» YOUR GOAL
Exactly as written, quote every line that follows, skipping the images.
# start of INFORMATION SHOWN
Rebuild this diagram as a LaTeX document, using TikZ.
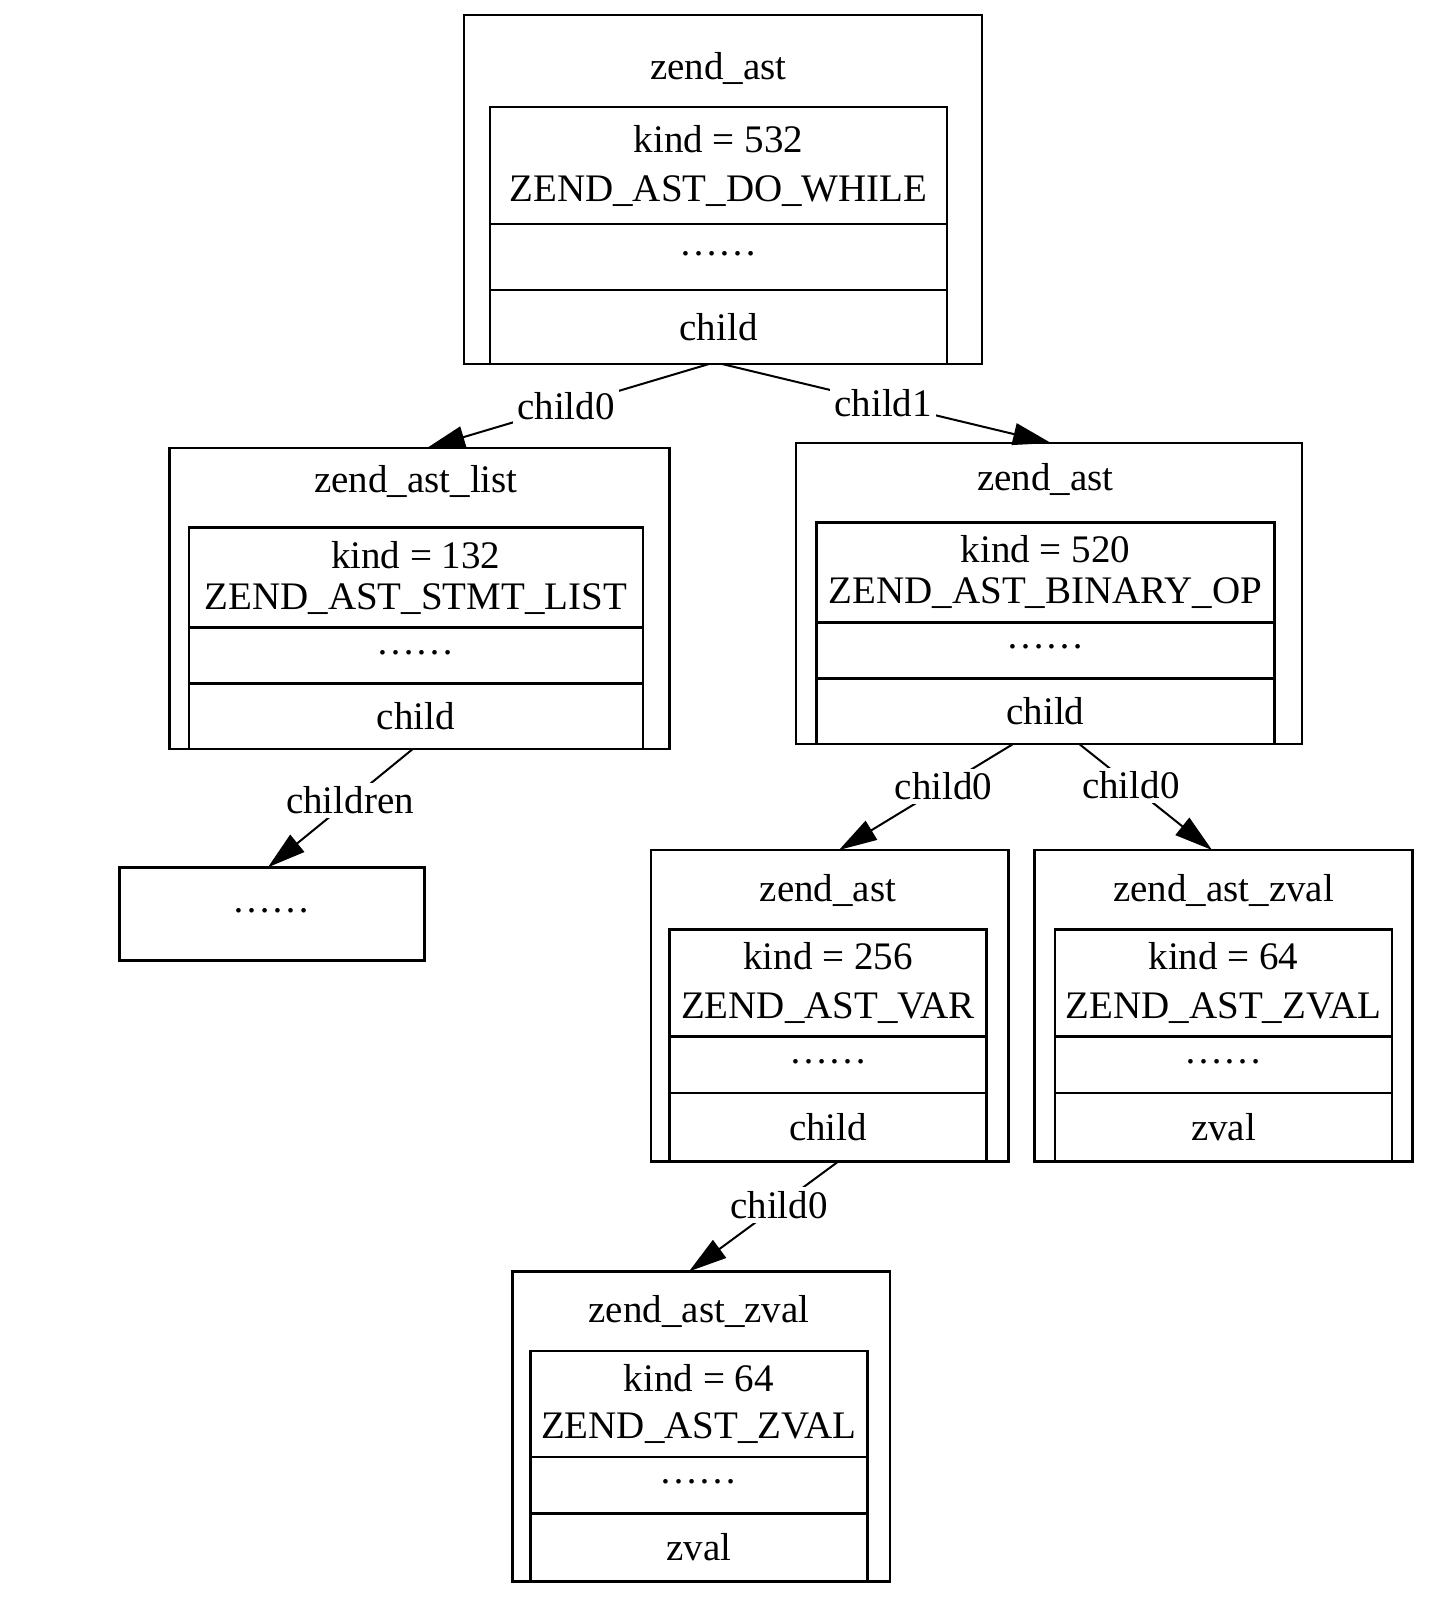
\documentclass[tikz,border=0pt]{standalone}
\usepackage{fontspec}
\setmainfont{Liberation Serif}
\usetikzlibrary{positioning,arrows.meta}
\tikzstyle{arrow} = [line width=1pt, -{Triangle[length=19pt,width=11pt]}]

\begin{document}
\begin{tikzpicture}[
		x=0.5pt, y=-0.5pt,
		font=\fontsize{19.5pt}{24.5pt}\selectfont,
		outer/.style={
				rectangle,
				draw=black,
				line width=1.3pt,
				anchor=north west,
				inner sep=0pt,
				outer sep=0pt,
			},
		row/.style={
				rectangle,
				draw=black,
				line width=1.3pt,
				minimum width=#1,
				inner sep=0pt,
				outer sep=0pt,
				align=center,
			},
		dotsrow/.style={row=#1, text depth=0.35em},
		lbl/.style={fill=white, inner sep=2pt},
	]

	\useasboundingbox (0,0) rectangle (1448,1600);

	% zend_ast (do while)
	\node[outer, minimum width=259pt, minimum height=174.5pt] (dowhile) at (464,15) {};
	\node (dowhiletitle) at (718.5,68) {zend\_ast};
	\node[row=228.5pt, minimum height=58.5pt, anchor=north west] (dowhilekind) at (490,107)
	{kind = 532\\ZEND\_AST\_DO\_WHILE};
	\node[dotsrow=228.5pt, minimum height=33pt, below=0pt of dowhilekind] (dowhiledots) {……};
	\node[row=228.5pt, minimum height=37pt, below=0pt of dowhiledots] (dowhilechild) {child};

	% zend_ast_list (statement list)
	\node[outer, minimum width=250pt, minimum height=150.5pt] (stmtlist) at (169.4,448) {};
	\node (stmtlisttitle) at (415.9,481.6) {zend\_ast\_list};
	\node[row=227pt, minimum height=50pt, anchor=north west] (stmtlistkind) at (188.8,527.6)
	{kind = 132\\[-4pt]ZEND\_AST\_STMT\_LIST};
	\node[dotsrow=227pt, minimum height=28pt, below=0pt of stmtlistkind] (stmtlistdots) {……};
	\node[row=227pt, minimum height=32.7pt, below=0pt of stmtlistdots] (stmtlistchild) {child};

	% zend_ast (binary op)
	\node[outer, minimum width=253pt, minimum height=150.5pt] (binop) at (796,443) {};
	\node (binoptitle) at (1045.4,479.6) {zend\_ast};
	\node[row=229.1pt, minimum height=50pt, anchor=north west] (binopkind) at (816.3,522.4)
	{kind = 520\\[-4pt]ZEND\_AST\_BINARY\_OP};
	\node[dotsrow=229.1pt, minimum height=28pt, below=0pt of binopkind] (binopdots) {……};
	\node[row=229.1pt, minimum height=32.7pt, below=0pt of binopdots] (binopchild) {child};

	% children of the list
	\node[outer, minimum width=152.5pt, minimum height=46.5pt, text depth=0.35em] (more) at (119.4,867.3) {……};

	% zend_ast (var)
	\node[outer, minimum width=178.6pt, minimum height=155.6pt] (var) at (651,850) {};
	\node (vartitle) at (828,890.8) {zend\_ast};
	\node[row=158.6pt, minimum height=53.5pt, anchor=north west] (varkind) at (669.4,929.6)
	{kind = 256\\ZEND\_AST\_VAR};
	\node[dotsrow=158.6pt, minimum height=28.1pt, below=0pt of varkind] (vardots) {……};
	\node[row=158.6pt, minimum height=34.1pt, below=0pt of vardots] (varchild) {child};

	% zend_ast_zval (right operand)
	\node[outer, minimum width=188.8pt, minimum height=155.6pt] (zval) at (1034.7,850) {};
	\node (zvaltitle) at (1223.5,890.8) {zend\_ast\_zval};
	\node[row=168.4pt, minimum height=53.5pt, anchor=north west] (zvalkind) at (1055.1,929.6)
	{kind = 64\\ZEND\_AST\_ZVAL};
	\node[dotsrow=168.4pt, minimum height=28.1pt, below=0pt of zvalkind] (zvaldots) {……};
	\node[row=168.4pt, minimum height=34.1pt, below=0pt of zvaldots] (zvalval) {zval};

	% zend_ast_zval (var name)
	\node[outer, minimum width=188.8pt, minimum height=155.1pt] (varzval) at (512.2,1271.4) {};
	\node (varzvaltitle) at (699,1311.2) {zend\_ast\_zval};
	\node[row=168.3pt, minimum height=53pt, anchor=north west] (varzvalkind) at (530.6,1351)
	{kind = 64\\[-1pt]ZEND\_AST\_ZVAL};
	\node[dotsrow=168.3pt, minimum height=28.1pt, below=0pt of varzvalkind] (varzvaldots) {……};
	\node[row=168.3pt, minimum height=34.1pt, below=0pt of varzvaldots] (varzvalval) {zval};

	% Connections
	\draw[arrow] ([xshift=-4.75pt]dowhilechild.south) -- node[lbl, pos=0.507]{child0} ([xshift=3.8pt]stmtlist.north);
	\draw[arrow] ([xshift=1.75pt]dowhilechild.south) -- node[lbl, pos=0.49]{child1} ([xshift=1pt]binop.north);
	\draw[arrow] ([xshift=-1.5pt]stmtlistchild.south) -- node[lbl, pos=0.434]{children} ([xshift=-2pt]more.north);
	\draw[arrow] ([xshift=-16pt]binopchild.south) -- node[lbl, pos=0.4]{child0} ([xshift=4.7pt]var.north);
	\draw[arrow] ([xshift=16.8pt]binopchild.south) -- node[lbl, pos=0.39]{child0} ([xshift=-5.75pt]zval.north);
	\draw[arrow] ([xshift=5.5pt]varchild.south) -- node[lbl, pos=0.4]{child0} ([xshift=-6pt]varzval.north);

\end{tikzpicture}
\end{document}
# end of INFORMATION SHOWN
» ANSWER TO THE TASK
Rebuild this diagram as a LaTeX document, using TikZ.
\documentclass[tikz,border=0pt]{standalone}
\usepackage{fontspec}
\setmainfont{Liberation Serif}
\usetikzlibrary{positioning,arrows.meta}
\tikzstyle{arrow} = [line width=1pt, -{Triangle[length=19pt,width=11pt]}]

\begin{document}
\begin{tikzpicture}[
		x=0.5pt, y=-0.5pt,
		font=\fontsize{19.5pt}{24.5pt}\selectfont,
		outer/.style={
				rectangle,
				draw=black,
				line width=1.3pt,
				anchor=north west,
				inner sep=0pt,
				outer sep=0pt,
			},
		row/.style={
				rectangle,
				draw=black,
				line width=1.3pt,
				minimum width=#1,
				inner sep=0pt,
				outer sep=0pt,
				align=center,
			},
		dotsrow/.style={row=#1, text depth=0.35em},
		lbl/.style={fill=white, inner sep=2pt},
	]

	\useasboundingbox (0,0) rectangle (1448,1600);

	% zend_ast (do while)
	\node[outer, minimum width=259pt, minimum height=174.5pt] (dowhile) at (464,15) {};
	\node (dowhiletitle) at (718.5,68) {zend\_ast};
	\node[row=228.5pt, minimum height=58.5pt, anchor=north west] (dowhilekind) at (490,107)
	{kind = 532\\ZEND\_AST\_DO\_WHILE};
	\node[dotsrow=228.5pt, minimum height=33pt, below=0pt of dowhilekind] (dowhiledots) {……};
	\node[row=228.5pt, minimum height=37pt, below=0pt of dowhiledots] (dowhilechild) {child};

	% zend_ast_list (statement list)
	\node[outer, minimum width=250pt, minimum height=150.5pt] (stmtlist) at (169.4,448) {};
	\node (stmtlisttitle) at (415.9,481.6) {zend\_ast\_list};
	\node[row=227pt, minimum height=50pt, anchor=north west] (stmtlistkind) at (188.8,527.6)
	{kind = 132\\[-4pt]ZEND\_AST\_STMT\_LIST};
	\node[dotsrow=227pt, minimum height=28pt, below=0pt of stmtlistkind] (stmtlistdots) {……};
	\node[row=227pt, minimum height=32.7pt, below=0pt of stmtlistdots] (stmtlistchild) {child};

	% zend_ast (binary op)
	\node[outer, minimum width=253pt, minimum height=150.5pt] (binop) at (796,443) {};
	\node (binoptitle) at (1045.4,479.6) {zend\_ast};
	\node[row=229.1pt, minimum height=50pt, anchor=north west] (binopkind) at (816.3,522.4)
	{kind = 520\\[-4pt]ZEND\_AST\_BINARY\_OP};
	\node[dotsrow=229.1pt, minimum height=28pt, below=0pt of binopkind] (binopdots) {……};
	\node[row=229.1pt, minimum height=32.7pt, below=0pt of binopdots] (binopchild) {child};

	% children of the list
	\node[outer, minimum width=152.5pt, minimum height=46.5pt, text depth=0.35em] (more) at (119.4,867.3) {……};

	% zend_ast (var)
	\node[outer, minimum width=178.6pt, minimum height=155.6pt] (var) at (651,850) {};
	\node (vartitle) at (828,890.8) {zend\_ast};
	\node[row=158.6pt, minimum height=53.5pt, anchor=north west] (varkind) at (669.4,929.6)
	{kind = 256\\ZEND\_AST\_VAR};
	\node[dotsrow=158.6pt, minimum height=28.1pt, below=0pt of varkind] (vardots) {……};
	\node[row=158.6pt, minimum height=34.1pt, below=0pt of vardots] (varchild) {child};

	% zend_ast_zval (right operand)
	\node[outer, minimum width=188.8pt, minimum height=155.6pt] (zval) at (1034.7,850) {};
	\node (zvaltitle) at (1223.5,890.8) {zend\_ast\_zval};
	\node[row=168.4pt, minimum height=53.5pt, anchor=north west] (zvalkind) at (1055.1,929.6)
	{kind = 64\\ZEND\_AST\_ZVAL};
	\node[dotsrow=168.4pt, minimum height=28.1pt, below=0pt of zvalkind] (zvaldots) {……};
	\node[row=168.4pt, minimum height=34.1pt, below=0pt of zvaldots] (zvalval) {zval};

	% zend_ast_zval (var name)
	\node[outer, minimum width=188.8pt, minimum height=155.1pt] (varzval) at (512.2,1271.4) {};
	\node (varzvaltitle) at (699,1311.2) {zend\_ast\_zval};
	\node[row=168.3pt, minimum height=53pt, anchor=north west] (varzvalkind) at (530.6,1351)
	{kind = 64\\[-1pt]ZEND\_AST\_ZVAL};
	\node[dotsrow=168.3pt, minimum height=28.1pt, below=0pt of varzvalkind] (varzvaldots) {……};
	\node[row=168.3pt, minimum height=34.1pt, below=0pt of varzvaldots] (varzvalval) {zval};

	% Connections
	\draw[arrow] ([xshift=-4.75pt]dowhilechild.south) -- node[lbl, pos=0.507]{child0} ([xshift=3.8pt]stmtlist.north);
	\draw[arrow] ([xshift=1.75pt]dowhilechild.south) -- node[lbl, pos=0.49]{child1} ([xshift=1pt]binop.north);
	\draw[arrow] ([xshift=-1.5pt]stmtlistchild.south) -- node[lbl, pos=0.434]{children} ([xshift=-2pt]more.north);
	\draw[arrow] ([xshift=-16pt]binopchild.south) -- node[lbl, pos=0.4]{child0} ([xshift=4.7pt]var.north);
	\draw[arrow] ([xshift=16.8pt]binopchild.south) -- node[lbl, pos=0.39]{child0} ([xshift=-5.75pt]zval.north);
	\draw[arrow] ([xshift=5.5pt]varchild.south) -- node[lbl, pos=0.4]{child0} ([xshift=-6pt]varzval.north);

\end{tikzpicture}
\end{document}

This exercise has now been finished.